American Institute of Physics, Journal of Applied Physics, 4(113), p. 043903
DOI: 10.1063/1.4788699
Full text: Unavailable
We developed the thin film microwave magnetic material, M-type barium hexagonal ferrite (BaM) doped with Al, for signal processing devices operating above 40 GHz with little to no applied magnetic field. Al was chosen as the dopant material because it significantly increases the already strong anisotropy field of BaM. A series of thin film BaAlxFe12-xO19 samples, x ranging from 0 to 2 in 0.25 steps, were deposited on Pt templates using a metal-organic decomposition growth technique. The resulting films are polycrystalline and highly textured, with the hexagonal c-axis directed out of plane. These films are also self-biasing; easy axis hysteresis loops have a high squareness ratio, s, in the 0.83-0.92 range. As expected, the anisotropy field increases with x, ranging from 1.34 to 2.19 × 106 A/m (16.9-27.5 kOe) for x = 0-2, while the saturation magnetization Ms decreases with x, ranging from 0.334 to 0.175 × 106 A/m (4πMs = 4.2-2.2 kG) for x = 0-2. These values were measured at room temperature, but the temperature dependence of these quantities was also measured below room temperature, down to 30 K. The measured ferromagnetic resonance linewidths, on the order of 12-30 × 103 A/m (140–370 Oe) for compositions below x = 1, indicate device-quality films.

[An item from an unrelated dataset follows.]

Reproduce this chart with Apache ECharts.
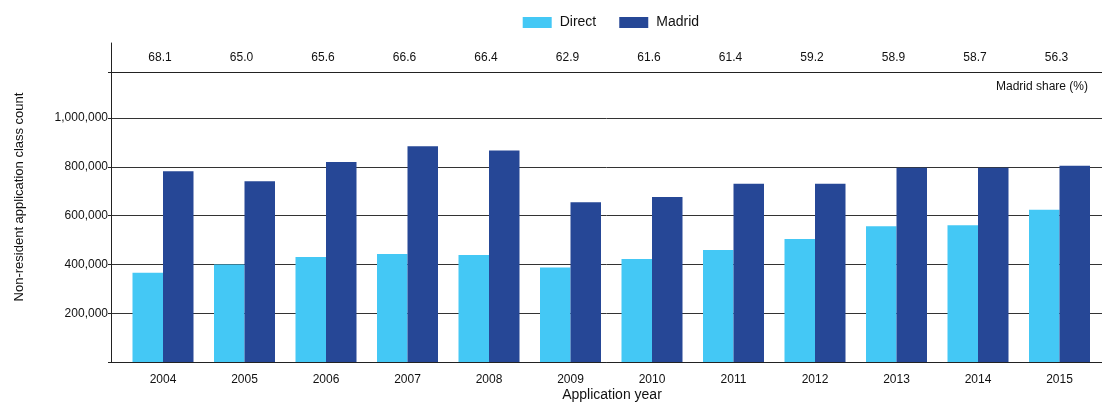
<!DOCTYPE html>
<html>
<head>
<meta charset="utf-8">
<script src="https://cdn.jsdelivr.net/npm/echarts@6/dist/echarts.min.js"></script>
<style>
  html, body { margin: 0; padding: 0; background: #fff; }
  #chart { width: 1102px; height: 405px; }
</style>
</head>
<body>
<div id="chart"></div>
<script>
const years = ['2004','2005','2006','2007','2008','2009','2010','2011','2012','2013','2014','2015'];
const directValues = [366000, 400000, 430000, 443000, 438000, 387000, 422000, 459000, 504000, 556000, 560000, 624000];
const madridValues = [782000, 741000, 820000, 884000, 867000, 655000, 676000, 730000, 730000, 796000, 796000, 804000];
const madridShare = [68.1, 65.0, 65.6, 66.6, 66.4, 62.9, 61.6, 61.4, 59.2, 58.9, 58.7, 56.3];
const yTickLabelMax = 1000000;

const FONT = '"Liberation Sans", Arial, sans-serif';
const TXT = '#111';
const LINE = '#222';
const yMax = 1188370;

const chart = echarts.init(document.getElementById('chart'), null, { renderer: 'canvas' });

const hiddenValueAxis = (extra) => Object.assign({
  type: 'value', min: 0, max: 1,
  axisLabel: { show: false }, axisTick: { show: false }, splitLine: { show: false },
  axisLine: { show: false }
}, extra);

chart.setOption({
  animation: false,
  backgroundColor: '#fff',
  textStyle: { fontFamily: FONT },
  legend: {
    data: ['Direct', 'Madrid'],
    left: 517.7, top: 6,
    itemWidth: 29, itemHeight: 11, itemGap: 23,
    icon: 'rect',
    textStyle: { fontFamily: FONT, fontSize: 14, color: TXT, padding: [7, 0, 0, 3], lineHeight: 16 }
  },
  title: {
    text: 'Madrid share (%)',
    right: 9, top: 76,
    textStyle: { fontFamily: FONT, fontSize: 12, fontWeight: 'normal', color: TXT }
  },
  grid: [
    { left: 111, right: 0, top: 72, bottom: 43 },          // frame for main
    { left: 122.25, right: 1.75, top: 72, bottom: 43 },    // bars
    { left: 111, right: 0, top: 43, height: 29 },          // frame for share row
    { left: 122.25, right: 1.75, top: 43, height: 29 }     // share labels
  ],
  xAxis: [
    hiddenValueAxis({ gridIndex: 0, position: 'bottom', axisLine: { show: true, lineStyle: { color: LINE, width: 1 } } }),
    {
      gridIndex: 1, type: 'category', data: years,
      axisLine: { show: false }, axisTick: { show: false },
      axisLabel: { color: TXT, fontSize: 12, fontFamily: FONT, margin: 12 }
    },
    hiddenValueAxis({ gridIndex: 2, position: 'top', axisLine: { show: true, lineStyle: { color: LINE, width: 1 } } }),
    hiddenValueAxis({ gridIndex: 2, position: 'bottom', axisLine: { show: true, lineStyle: { color: LINE, width: 1 } } }),
    {
      gridIndex: 3, type: 'category', data: years, show: false
    }
  ],
  yAxis: [
    {
      gridIndex: 0, type: 'value', min: 0, max: yMax, interval: 200000,
      axisLine: { show: true, lineStyle: { color: LINE, width: 1 } },
      axisTick: { show: true, length: 3, lineStyle: { color: LINE } },
      axisLabel: {
        color: TXT, fontSize: 12, fontFamily: FONT, margin: 3,
        formatter: v => (v === 0 || v > yTickLabelMax) ? '' : v.toLocaleString('en-US')
      },
      splitLine: { show: true, lineStyle: { color: '#333', width: 1 } }
    },
    { gridIndex: 1, type: 'value', min: 0, max: yMax, show: false },
    hiddenValueAxis({ gridIndex: 2, position: 'left', axisLine: { show: true, lineStyle: { color: LINE, width: 1 } } }),
    { gridIndex: 3, type: 'value', min: 0, max: 1, show: false }
  ],
  graphic: [
    {
      type: 'text', x: 19, y: 197, rotation: Math.PI / 2,
      style: { text: 'Non-resident application class count', fontFamily: FONT, fontSize: 13, fill: TXT,
               align: 'center', verticalAlign: 'middle', textAlign: 'center', textVerticalAlign: 'middle' }
    },
    {
      type: 'text', x: 612, y: 395,
      style: { text: 'Application year', fontFamily: FONT, fontSize: 14, fill: TXT,
               align: 'center', verticalAlign: 'middle', textAlign: 'center', textVerticalAlign: 'middle' }
    }
  ],
  series: [
    {
      name: 'Direct', type: 'bar', xAxisIndex: 1, yAxisIndex: 1,
      data: directValues, barWidth: 30.5, barGap: '0%',
      itemStyle: { color: '#44c8f5' }
    },
    {
      name: 'Madrid', type: 'bar', xAxisIndex: 1, yAxisIndex: 1,
      data: madridValues, barWidth: 30.5, barGap: '0%',
      itemStyle: { color: '#264796' }
    },
    {
      name: 'share', type: 'scatter', xAxisIndex: 4, yAxisIndex: 3,
      data: madridShare.map((s, i) => [years[i], 0.5, s]),
      symbol: 'circle', symbolSize: 1,
      itemStyle: { color: 'rgba(0,0,0,0)', opacity: 1 },
      label: {
        show: true, position: 'inside', offset: [-3, 0],
        color: TXT, fontSize: 12, fontFamily: FONT, opacity: 1,
        textBorderWidth: 0,
        formatter: p => p.value[2].toFixed(1)
      },
      silent: true
    }
  ]
});
</script>
</body>
</html>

Above a certain threshold, the linewidth increases linearly with frequency at a rate of 0.2-0.64 × 103 (A/m)/GHz (2.5-8 Oe/GHz) for x = 0–1, respectively. The behavior of the linewidth is correlated with the structural properties of the films measured using x-ray diffraction and atomic force microscopy. The results of magnetic force microscopy, Curie point measurements, spectral ellipsometry (index of refraction), and magneto-optical measurements are also included and discussed.